Gay groups have used the resulting twilight zone to put their own spin on facts. For example, one U.S.-based gay exile group has claimed 4,000 people have been executed since the ayatollahs gained power in 1979. “I don’t really know where they get these numbers,’ Stern tells me.

The perils of relying on uncertainty was brought home in 2005 when two teenage boys were publicly executed in the city of Mashhad – for sodomy, it was said at the time. The story appeared to be shocking confirmation of the gay pogrom underway in the Islamic republic. Trouble was, the boys weren’t executed for consensual sex but for gang-raping a 13-year-old at knifepoint, according to a deconstruction of the episode in progressive U.S. magazine The Nation.
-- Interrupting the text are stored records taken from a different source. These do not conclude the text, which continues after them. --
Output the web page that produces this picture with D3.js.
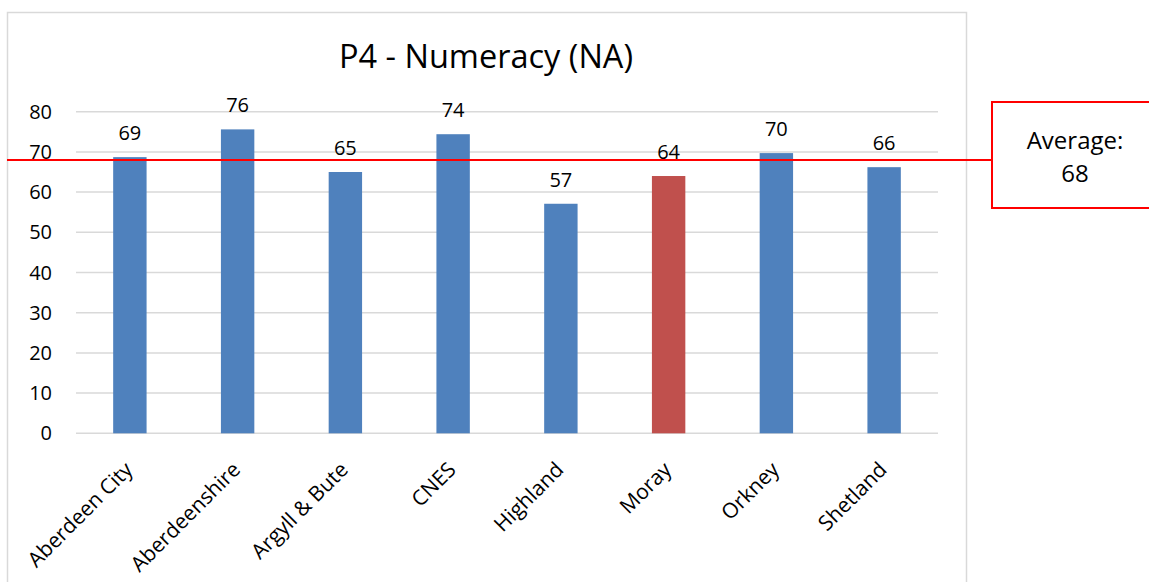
<!DOCTYPE html>
<html>
<head>
<meta charset="utf-8">
<script src="https://cdn.jsdelivr.net/npm/d3@7"></script>
<style>
  body { margin: 0; background: #fff; }
  text { font-family: "Open Sans", sans-serif; fill: #000; }
</style>
</head>
<body>
<svg id="chart"></svg>
<script>
// Data
const areas = ["Aberdeen City", "Aberdeenshire", "Argyll & Bute", "CNES", "Highland", "Moray", "Orkney", "Shetland"];
const scores = [68.7, 75.6, 65.0, 74.4, 57.1, 64.0, 69.7, 66.2];
const labels = ["69", "76", "65", "74", "57", "64", "70", "66"];
const highlight = "Moray";
const average = 68;
const yTicks = [0, 10, 20, 30, 40, 50, 60, 70, 80];

const width = 1149, height = 582;
const svg = d3.select("#chart")
  .attr("width", width)
  .attr("height", height);

// Outer chart frame
svg.append("rect")
  .attr("x", 7.5).attr("y", 12.5)
  .attr("width", 959).attr("height", 600)
  .attr("fill", "none")
  .attr("stroke", "#d9d9d9")
  .attr("stroke-width", 1.5);

const x = d3.scaleBand()
  .domain(areas)
  .range([76, 938])
  .paddingInner(0.69)
  .paddingOuter(0.345);

const y = d3.scaleLinear()
  .domain([0, 80])
  .range([433.3, 111.7]);

// Gridlines
svg.append("g")
  .selectAll("line")
  .data(yTicks)
  .enter()
  .append("line")
    .attr("x1", 76).attr("x2", 938)
    .attr("y1", d => y(d)).attr("y2", d => y(d))
    .style("stroke", "#d9d9d9")
    .style("stroke-width", 1.5);

// Y tick labels
svg.append("g")
  .selectAll("text")
  .data(yTicks)
  .enter()
  .append("text")
    .attr("x", 52)
    .attr("y", d => y(d))
    .attr("dy", "0.35em")
    .attr("text-anchor", "end")
    .style("font-size", "20px")
    .text(d => d);

// Bars
svg.append("g")
  .selectAll("rect")
  .data(areas)
  .enter()
  .append("rect")
    .attr("x", d => x(d))
    .attr("width", x.bandwidth())
    .attr("y", (d, i) => y(scores[i]))
    .attr("height", (d, i) => y(0) - y(scores[i]))
    .attr("fill", d => d === highlight ? "#c0504d" : "#4f81bd");

// Data labels
svg.append("g")
  .selectAll("text")
  .data(areas)
  .enter()
  .append("text")
    .attr("x", d => x(d) + x.bandwidth() / 2)
    .attr("y", (d, i) => y(scores[i]) - 17)
    .attr("text-anchor", "middle")
    .style("font-size", "20px")
    .text((d, i) => labels[i]);

// Category labels, rotated
svg.append("g")
  .selectAll("text")
  .data(areas)
  .enter()
  .append("text")
    .attr("transform", d => `translate(${x(d) + x.bandwidth() / 2 + 4},${471}) rotate(-45)`)
    .attr("text-anchor", "end")
    .style("font-size", "21px")
    .text(d => d);

// Title
svg.append("text")
  .attr("x", 486)
  .attr("y", 68)
  .attr("text-anchor", "middle")
  .style("font-size", "32.5px")
  .text("P4 - Numeracy (NA)");

// Average line and callout
svg.append("line")
  .attr("x1", 7).attr("x2", 991)
  .attr("y1", y(average)).attr("y2", y(average))
  .style("stroke", "#ff0000")
  .style("stroke-width", 2);

svg.append("rect")
  .attr("x", 992).attr("y", 102)
  .attr("width", 170).attr("height", 106)
  .attr("fill", "#fff")
  .attr("stroke", "#ff0000")
  .attr("stroke-width", 2);

svg.append("text")
  .attr("x", 1075).attr("y", 149)
  .attr("text-anchor", "middle")
  .style("font-size", "24px")
  .text("Average:");
svg.append("text")
  .attr("x", 1075).attr("y", 182)
  .attr("text-anchor", "middle")
  .style("font-size", "24px")
  .text(average);
</script>
</body>
</html>
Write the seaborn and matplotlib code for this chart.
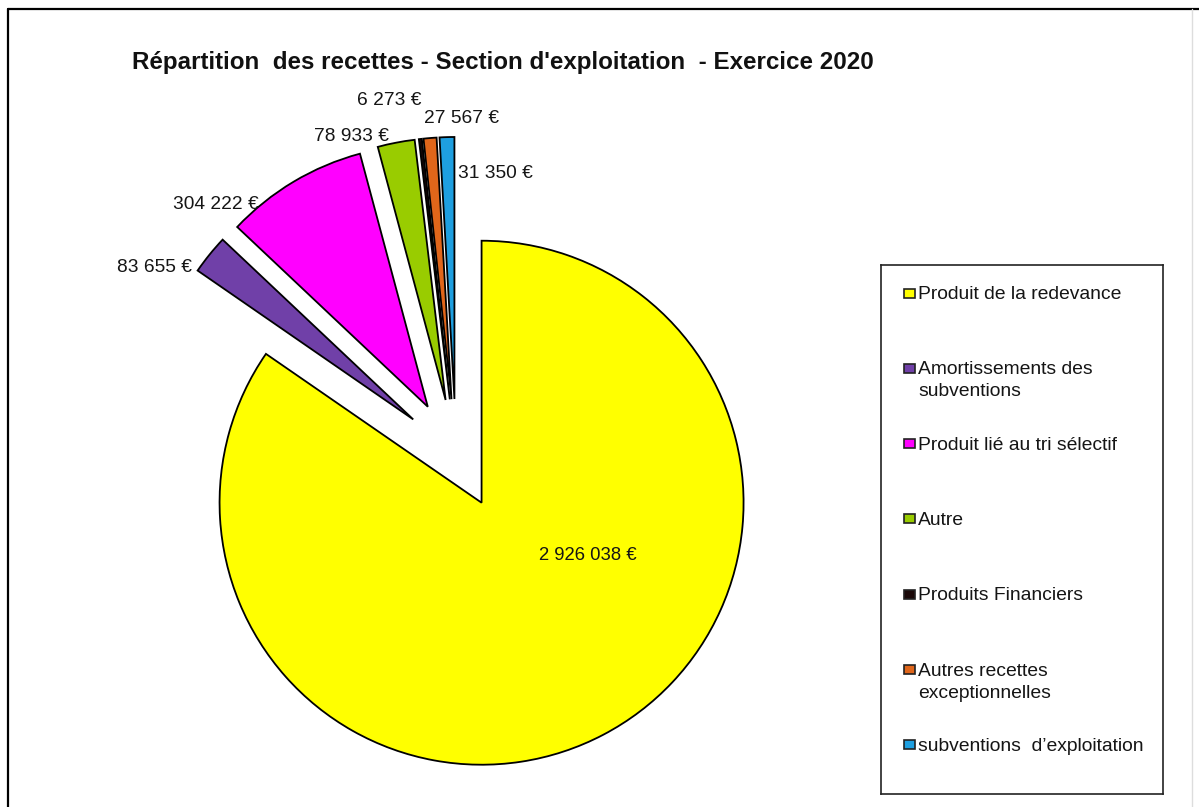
import numpy as np
import matplotlib
matplotlib.use("Agg")
import matplotlib.pyplot as plt
from matplotlib.patches import Rectangle
from matplotlib.lines import Line2D
import seaborn as sns

# Operating-section revenue, financial year 2020
categories = [
    "Produit de la redevance",
    "Amortissements des\nsubventions",
    "Produit lié au tri sélectif",
    "Autre",
    "Produits Financiers",
    "Autres recettes\nexceptionnelles",
    "subventions  d’exploitation",
]
values = [2926038, 83655, 304222, 78933, 6273, 27567, 31350]
colors = ["#FFFF00", "#7040A8", "#FF00FF", "#99CC00", "#1A0808", "#E0661A", "#1E9FE0"]
title = "Répartition  des recettes - Section d'exploitation  - Exercice 2020"


def euro(v):
    return f"{v:,}".replace(",", " ") + " €"


sns.set_theme(style="white")
plt.rcParams["font.family"] = ["Liberation Sans", "DejaVu Sans"]

W, H = 1199, 807
fig = plt.figure(figsize=(W / 100, H / 100), dpi=100)
fig.patch.set_facecolor("white")

# Pie axes spanning the figure; one data unit equals the pie radius
cx, cy, R = 456, 454, 262
ax = fig.add_axes([0, 0, 1, 1])
wedges, _ = ax.pie(
    values,
    colors=colors,
    explode=[0.21] * len(values),
    startangle=90,
    counterclock=False,
    radius=1,
    wedgeprops=dict(edgecolor="black", linewidth=1.3),
)
ax.set_xlim(-cx / R, (W - cx) / R)
ax.set_ylim(-(H - cy) / R, cy / R)
ax.set_aspect("equal")
ax.axis("off")

# Value labels: (anchor on arc or at centre, pixel offset, horizontal alignment, size)
label_style = [
    ("center", (106, -53), "center", 13.3),
    ("arc", (-18, -13), "right", 13.8),
    ("arc", (-35, -23), "right", 13.8),
    ("arc", (-7, 6), "right", 13.8),
    ("arc", (1, 38), "right", 13.8),
    ("arc", (-6, 20), "left", 13.8),
    ("arc", (11, -36), "left", 13.8),
]
for w, v, (anchor, off, ha, fs) in zip(wedges, values, label_style):
    x0, y0 = w.center
    if anchor == "arc":
        tm = np.deg2rad((w.theta1 + w.theta2) / 2)
        x0 += w.r * np.cos(tm)
        y0 += w.r * np.sin(tm)
    ax.annotate(euro(v), xy=(x0, y0), xytext=off, textcoords="offset pixels",
                ha=ha, va="center", fontsize=fs, color="#151515")

fig.text(503 / W, 1 - 62 / H, title, ha="center", va="center",
         fontsize=17.4, fontweight="bold", color="#111111")

# Legend box
lx0, ly0, lx1, ly1 = 881, 265, 1163, 794
lax = fig.add_axes([lx0 / W, 1 - ly1 / H, (lx1 - lx0) / W, (ly1 - ly0) / H])
lax.set_xlim(0, lx1 - lx0)
lax.set_ylim(ly1 - ly0, 0)
lax.set_xticks([])
lax.set_yticks([])
for s in lax.spines.values():
    s.set_visible(True)
    s.set_color("#222222")
    s.set_linewidth(1.2)
lax.set_facecolor("white")
step = 75.3
for i, (cat, col) in enumerate(zip(categories, colors)):
    yc = 28 + i * step
    lax.add_patch(Rectangle((23, yc - 4.5), 11, 9, facecolor=col,
                            edgecolor="#222222", linewidth=1.2))
    for k, line in enumerate(cat.split("\n")):
        lax.text(37, yc + 6 + k * 22, line, ha="left", va="baseline",
                 fontsize=13.9, color="#151515")

# Outer frame lines
fig.add_artist(Line2D([8 / W, 1], [1 - 9 / H, 1 - 9 / H], transform=fig.transFigure,
                      color="black", lw=1.6))
fig.add_artist(Line2D([8 / W, 8 / W], [0, 1 - 9 / H], transform=fig.transFigure,
                      color="black", lw=1.6))
fig.add_artist(Line2D([1192 / W, 1192 / W], [0, 1 - 9 / H], transform=fig.transFigure,
                      color="#dddddd", lw=1))

fig.savefig("out.png", dpi=100)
Stern, whose organization was part of the general outrage, now tells me that the case was “problematic.” Still, she says, even if the facts were not what they first appeared, the death penalty alone was cause for concern.

But the other dilemma for gay activists is how to protect their own in a situation where there is no campaign against gays and lesbians per se, but rather a general repression whose reach extends to all those perceived by the regime as a threat.

As Kaveh Ehsani, an Iran expert at the University of Illinois-Chicago, tells me over the phone, it is the control of sexuality that is the key concern of the regime, in which real power rests with the ayatollahs rather than with the Holocaust-denying prez we see on TV.

“Sexuality is politicized in Iran,” he says. “If you get to what is an Islamic revolution, in the end it comes to controlling people’s bodies in public. In terms of economics and politics, there’s not much there.”

Those most frequently caught up in the regulatory net are women. And while gay house parties have been broken up by the religious police, so have heterosexual gatherings where police fear that drinking, sex or prostitution may be taking place, he says.

When it comes to the denial of human rights, gay people in Iran may not be so special after all.